E. Ce Miller is a writer, reader, and storyteller from the American Midwest living in South Korea, where she's working on a collection of short fiction and a memoir. When she's not writing, she's reading.

Her work has been performed in the Liars' League reading series in London and published in Bustle, Culture Trip, Midwestern Gothic, The Sun Magazine: Readers Write, Pacifica Literary Review, and elsewhere. She is a contributor to the anthologies CREDO: An Anthology of Manifestos & Sourcebook for Creative Writing (C&R Press, 2018) and How Long Will I Cry? Voices of Youth Violence (Big Shoulders Books, 2013). In 2024, she was awarded StoryStudio Chicago’s Doro Boehme grant for short fiction.

As a staff writer for Bustle Digital Group, E. Ce wrote about books, authors, the publishing industry, and feminism, and has helped share the words of others through the Afghan Women’s Writing Project, the PEN America Prison Writing Program, Big Shoulders Books, and other creative nonprofits.
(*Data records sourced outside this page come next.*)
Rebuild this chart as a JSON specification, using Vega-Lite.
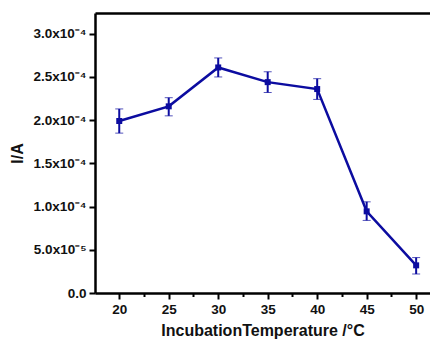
{
  "$schema": "https://vega.github.io/schema/vega-lite/v6.json",
  "width": 335,
  "height": 280,
  "autosize": {"type": "none"},
  "padding": {"left": 95, "top": 13, "right": 0, "bottom": 48},
  "background": "white",
  "config": {
    "view": {"stroke": null},
    "axis": {
      "domainColor": "black", "domainWidth": 2.5,
      "tickColor": "black", "tickWidth": 2,
      "labelFont": "Liberation Sans", "labelFontWeight": "bold", "labelFontSize": 13.5, "labelColor": "#111",
      "titleFont": "Liberation Sans", "titleFontWeight": "bold", "titleFontSize": 16, "titleColor": "#111",
      "grid": false
    }
  },
  "data": {
    "values": [
      {"t": 20, "i": 1.99e-4, "lo": 1.85e-4, "hi": 2.13e-4},
      {"t": 25, "i": 2.16e-4, "lo": 2.05e-4, "hi": 2.26e-4},
      {"t": 30, "i": 2.61e-4, "lo": 2.50e-4, "hi": 2.72e-4},
      {"t": 35, "i": 2.44e-4, "lo": 2.32e-4, "hi": 2.56e-4},
      {"t": 40, "i": 2.36e-4, "lo": 2.24e-4, "hi": 2.48e-4},
      {"t": 45, "i": 0.945e-4, "lo": 0.84e-4, "hi": 1.055e-4},
      {"t": 50, "i": 0.32e-4, "lo": 0.22e-4, "hi": 0.41e-4}
    ]
  },
  "layer": [
    {
      "mark": {"type": "line", "color": "#0c0ca0", "strokeWidth": 2.5, "point": {"shape": "square", "size": 36, "filled": true, "color": "#0c0ca0"}},
      "encoding": {
        "x": {
          "field": "t", "type": "quantitative",
          "scale": {"domain": [17.55, 51.4], "nice": false, "zero": false},
          "axis": {
            "title": "IncubationTemperature /°C",
            "values": [20, 22.5, 25, 27.5, 30, 32.5, 35, 37.5, 40, 42.5, 45, 47.5, 50],
            "labelExpr": "datum.value % 5 == 0 ? datum.value : ''",
            "tickSize": {"condition": {"test": "datum.value % 5 == 0", "value": 6}, "value": 3.5},
            "labelPadding": 3,
            "titlePadding": 7
          }
        },
        "y": {
          "field": "i", "type": "quantitative",
          "scale": {"domain": [0, 3.24e-4], "nice": false},
          "axis": {
            "title": "I/A",
            "values": [0, 2.5e-5, 5e-5, 7.5e-5, 1e-4, 1.25e-4, 1.5e-4, 1.75e-4, 2e-4, 2.25e-4, 2.5e-4, 2.75e-4, 3e-4],
            "labelExpr": "abs(datum.value/5e-5 - round(datum.value/5e-5)) > 0.01 ? '' : datum.value == 0 ? '0.0' : datum.value < 9e-5 ? format(datum.value*1e5, '.1f') + 'x10⁻⁵' : format(datum.value*1e4, '.1f') + 'x10⁻⁴'",
            "tickSize": {"condition": {"test": "abs(datum.value/5e-5 - round(datum.value/5e-5)) < 0.01", "value": 6}, "value": 3.5},
            "labelPadding": 3,
            "titlePadding": 8
          }
        }
      }
    },
    {
      "mark": {"type": "errorbar", "ticks": {"size": 8, "color": "#0c0ca0", "strokeWidth": 2}, "rule": {"color": "#0c0ca0", "strokeWidth": 2}},
      "encoding": {
        "x": {"field": "t", "type": "quantitative", "axis": {"orient": "top", "labels": false, "ticks": false, "title": null}},
        "y": {"field": "lo", "type": "quantitative", "title": "I/A"},
        "y2": {"field": "hi"}
      }
    }
  ],
  "resolve": {"axis": {"x": "independent"}}
}
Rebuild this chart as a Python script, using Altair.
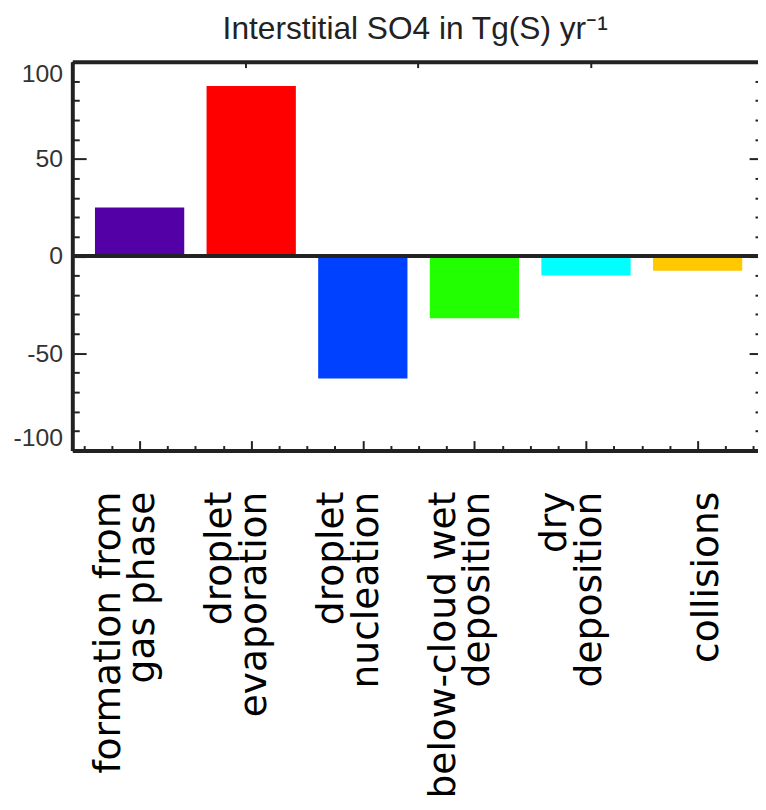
import altair as alt
import pandas as pd

categories = [
    "formation from\ngas phase",
    "droplet\nevaporation",
    "droplet\nnucleation",
    "below-cloud wet\ndeposition",
    "dry\ndeposition",
    "collisions",
]
values = [25, 87.5, -63, -32, -10, -7.5]
colors = ["#5300A6", "#FF0000", "#0041FF", "#22FF00", "#00FFFF", "#FFC800"]

y_ticks_major = [-100, -50, 0, 50, 100]
y_ticks_all = list(range(-100, 101, 10))
x_ticks_bottom = [i / 4 for i in range(-2, 23)]
x_ticks_top = [0, 1, 2, 3]

W, H = 693, 393
INK = "#222222"
ydom = alt.Scale(domain=[-100, 100], nice=False, zero=False)

df = pd.DataFrame({"process": categories, "value": values})

bars = alt.Chart(df).mark_bar().encode(
    x=alt.X(
        "process:N",
        sort=categories,
        scale=alt.Scale(paddingInner=0.2, paddingOuter=0.172, align=0.59),
        axis=alt.Axis(
            orient="bottom",
            title=None,
            ticks=False,
            tickSize=0,
            domain=True,
            domainColor=INK,
            domainWidth=4,
            labelAngle=270,
            labelAlign="right",
            labelBaseline="middle",
            labelPadding=41,
            labelFont="DejaVu Sans",
            labelFontSize=38,
            labelLineHeight=35,
            labelColor="#000000",
            labelLimit=2000,
            labelOverlap=False,
            labelExpr="split(datum.label, '\\n')",
            labelOffset={"condition": {"test": "indexof(datum.value, '\\n') >= 0", "value": -31}, "value": 10},
        ),
    ),
    y=alt.Y(
        "value:Q",
        scale=ydom,
        axis=alt.Axis(
            orient="left",
            title=None,
            values=y_ticks_major,
            ticks=False,
            tickSize=0,
            domain=True,
            domainColor=INK,
            domainWidth=4,
            grid=False,
            labelFlush=True,
            labelPadding=10,
            labelFont="Liberation Sans",
            labelFontSize=25,
            labelColor="#333333",
            labelExpr="'' + datum.value",
        ),
    ),
    color=alt.Color("process:N", scale=alt.Scale(domain=categories, range=colors), legend=None),
)

zero = alt.Chart(df).mark_rule(color=INK, strokeWidth=3).encode(
    y=alt.YDatum(
        0,
        type="quantitative",
        scale=ydom,
        axis=alt.Axis(
            orient="right",
            offset=-W,
            title=None,
            values=y_ticks_all,
            labels=False,
            domain=False,
            grid=False,
            ticks=True,
            tickColor=INK,
            tickWidth=2,
            tickSize={"condition": {"test": "datum.value % 50 === 0", "value": 14}, "value": 7},
        ),
    )
)

frame_a = alt.Chart(df).mark_point(opacity=0).encode(
    x=alt.XDatum(
        0,
        type="quantitative",
        scale=alt.Scale(domain=[-0.603, 5.541], nice=False, zero=False),
        axis=alt.Axis(
            orient="top",
            offset=-H,
            title=None,
            values=x_ticks_bottom,
            labels=False,
            domain=False,
            grid=False,
            tickColor=INK,
            tickWidth=2,
            tickSize={"condition": {"test": "datum.value % 1 === 0", "value": 10}, "value": 5},
        ),
    ),
    y=alt.YDatum(
        0,
        type="quantitative",
        scale=ydom,
        axis=alt.Axis(
            orient="left",
            offset=-W,
            title=None,
            values=y_ticks_all,
            labels=False,
            domain=False,
            grid=False,
            tickColor=INK,
            tickWidth=2,
            tickSize={"condition": {"test": "datum.value % 50 === 0", "value": 9}, "value": 3},
        ),
    ),
)

frame_b = alt.Chart(df).mark_point(opacity=0).encode(
    x=alt.XDatum(
        0,
        type="quantitative",
        scale=alt.Scale(domain=[0, 3.97], nice=False, zero=False),
        axis=alt.Axis(
            orient="bottom",
            offset=-H,
            title=None,
            values=x_ticks_top,
            labels=False,
            domain=True,
            domainColor=INK,
            domainWidth=4,
            grid=False,
            tickColor=INK,
            tickWidth=2,
            tickSize=6,
        ),
    ),
    y=alt.YDatum(0, type="quantitative", scale=ydom, axis=None),
)

chart = (
    alt.layer(bars, zero, frame_a, frame_b)
    .resolve_scale(x="independent")
    .resolve_axis(x="independent", y="independent")
    .properties(
        width=W,
        height=H,
        padding={"left": 65, "top": 50, "right": 0, "bottom": 351},
        autosize=alt.AutoSizeParams(type="none"),
        title=alt.TitleParams(
            text="Interstitial SO4 in Tg(S) yr\u207b\u00b9",
            font="Liberation Sans",
            fontSize=32,
            fontWeight="normal",
            color=INK,
            anchor="middle",
            frame="group",
            baseline="alphabetic",
            offset=17,
            dy=27,
        ),
    )
    .configure_view(stroke=None)
    .configure_axis(grid=False)
)

chart.save("out.html", embed_options={"renderer": "svg", "actions": False})
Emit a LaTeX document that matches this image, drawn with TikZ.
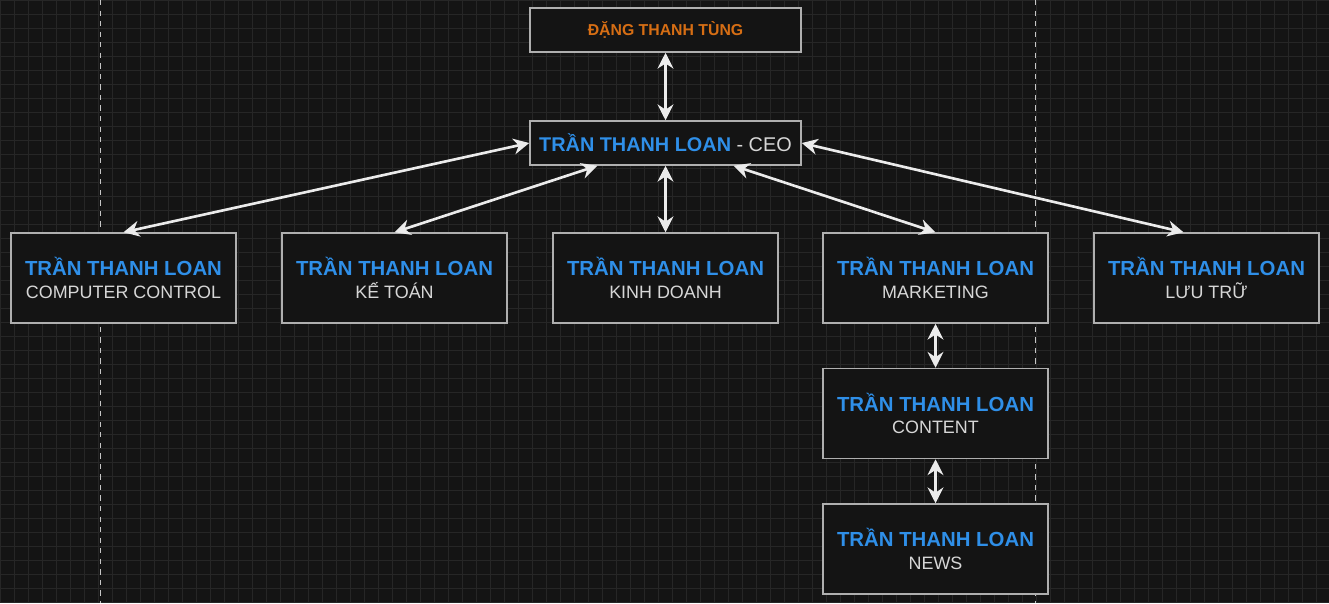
\documentclass[tikz,border=0pt]{standalone}
\usepackage{fontspec}
\setmainfont{Liberation Sans}
\usetikzlibrary{arrows.meta,positioning,calc}
\definecolor{bgdark}{RGB}{20,20,20}
\definecolor{gridgray}{RGB}{38,38,38}
\definecolor{namebl}{RGB}{47,143,232}
\definecolor{bossor}{RGB}{214,110,20}
\definecolor{edgegray}{RGB}{175,175,175}
\definecolor{subgray}{RGB}{215,215,215}

\begin{document}
\begin{tikzpicture}[x=0.02cm,y=-0.02cm,
    box/.style={draw=edgegray,line width=0.85pt,fill=bgdark,minimum width=225*0.02cm,minimum height=90*0.02cm,align=center,inner sep=0pt},
    link/.style={draw=white!92!black,line width=1.5pt,{Stealth[length=9pt,width=9pt]}-{Stealth[length=9pt,width=9pt]}}]
    % background and grid
    \fill[bgdark] (0,0) rectangle (1329,603);
    \useasboundingbox (0,0) rectangle (1329,603);
    \foreach \gx in {0,14,...,1329} \draw[gridgray,line width=0.3pt] (\gx,0) -- (\gx,603);
    \foreach \gy in {0,14,...,603} \draw[gridgray,line width=0.3pt] (0,\gy) -- (1329,\gy);
    \draw[gray!45,dashed,line width=0.3pt] (100,0) -- (100,603);
    \draw[gray!45,dashed,line width=0.3pt] (1035,0) -- (1035,603);

    % boxes
    \node[box,minimum width=271*0.02cm,minimum height=44*0.02cm,font=\fontsize{9}{11}\bfseries,text=bossor] (boss) at (665.5,30) {ĐẶNG THANH TÙNG};
    \node[box,minimum width=271*0.02cm,minimum height=44*0.02cm,font=\fontsize{11.3}{13}\selectfont] (ceo) at (665.5,143) {\textcolor{namebl}{\bfseries TRẦN THANH LOAN} \textcolor{subgray}{- CEO}};
    \foreach \nm/\cx/\cy/\role in {cc/123.5/278/COMPUTER CONTROL, kt/394.5/278/KẾ TOÁN, kd/665.5/278/KINH DOANH, mk/935.5/278/MARKETING, lt/1206.5/278/LƯU TRỮ, ct/935.5/413.5/CONTENT, nw/935.5/549/NEWS}
        \node[box] (\nm) at (\cx,\cy) {{\fontsize{11.6}{14}\bfseries\color{namebl}TRẦN THANH LOAN}\\[1pt]{\fontsize{10.2}{12}\selectfont\color{subgray}\role}};

    % connectors
    \draw[link] (boss) -- (ceo);
    \draw[link] (ceo.west) -- (cc.north);
    \draw[link] ($(ceo.south west)!0.25!(ceo.south east)$) -- (kt.north);
    \draw[link] (ceo) -- (kd);
    \draw[link] ($(ceo.south west)!0.75!(ceo.south east)$) -- (mk.north);
    \draw[link] (ceo.east) -- ($(lt.north)+(-23,0)$);
    \draw[link] (mk) -- (ct);
    \draw[link] (ct) -- (nw);
\end{tikzpicture}
\end{document}
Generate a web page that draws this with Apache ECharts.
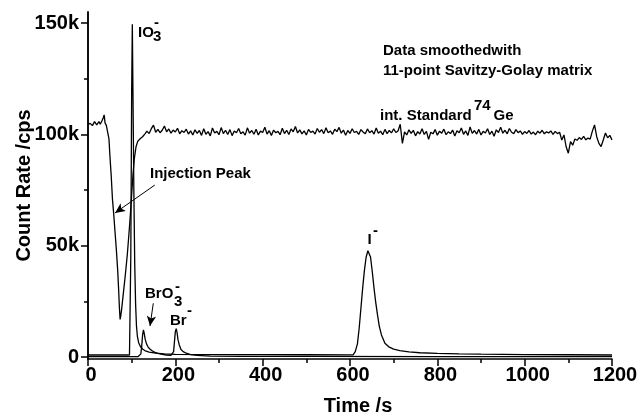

As a ghostwriter, E. Ce has written or co-written eleven books published by independent, micro, and hybrid presses, including an award-winning memoir. She currently works as a copyeditor for the micro-press Alpha Sisters Publishing and is a nonfiction reader for Split/Lip Press and a fiction reader for  Four Way Review

E. Ce holds bachelor’s degrees in Peace, Justice & Conflict Studies and English and a master's degree in Writing & Publishing from DePaul University.

She’s met many of her greatest teachers while…

hiking across Costa Rica and Nicaragua,
traveling through the Great Rift Valley in a pickup truck,
showering beneath a waterfall in Gracias, Lempira,
carrying a giant silk blanket across Morocco on her back,
climbing Machu Picchu,
sleeping under the stars in the Sahara,
listening to an ancient love story in Ollantaytambo,
Occupying Wall Street,
marching for the collective rights of Stateless Peoples in the Amazon rainforest,
swimming with sea lions in the Galápagos,
riding a motorbike in Kenya,
flying in a Cessna over Nazca,
missing a flight in Lima,
leaving violets on Jim Morrison’s grave,
walking the paths of the Berlin Wall and the DMZ,
standing on exact opposite sides of la Mitad del Mundo,
and studying with a community of monks at Beopjusa Temple.

To this day, the most satisfying job she's ever had was sticking glue dots on wedding invitations at a stationer in a Chicago suburb.